Nitrogen-Doped Porous Carbon Fiber as a Self-Supporting Electrode for Boosting Zinc-Ion Hybrid Supercapacitors

Zinc-ion hybrid supercapacitors (ZHSCs) are considered to be a promising and safe energy storage system. The design of carbon-based cathode materials is crucial to improving the performance of ZHSCs. In this work, a nitrogen-doped porous carbon fiber (NPCE) was prepared by a combination of template and etching methods, which could directly serve as the cathode for ZHSCs. The ion transfer channel was adjusted by rationally controlling the amount of ZnO template agent, which enhanced ion transfer and increased the capacitive contribution. The pyrolysis of polyacrylonitrile as carbon and nitrogen resources provided rich nitrogen functional groups for charge storage.
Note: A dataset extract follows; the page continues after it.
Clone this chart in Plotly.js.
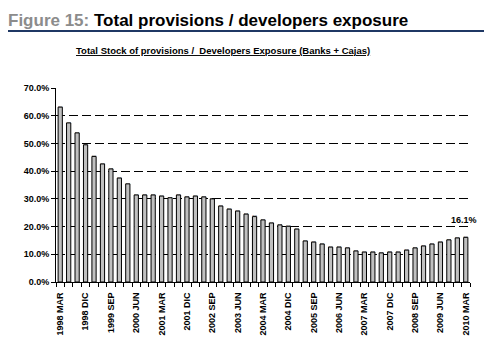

In a 2 M ZnSO4 electrolyte, the optimized NPCE-4 exhibited superior electrochemical performance with a capacitance of 283.9 F g-1 at a current density of 1 mA cm-2. The ZHSC achieved an energy density of 101 Wh kg-1 at a power density of 457 W kg-1, along with excellent cycle life with a capacity retention rate of 98.9% at 20 mA cm-2 after 10 000 cycles.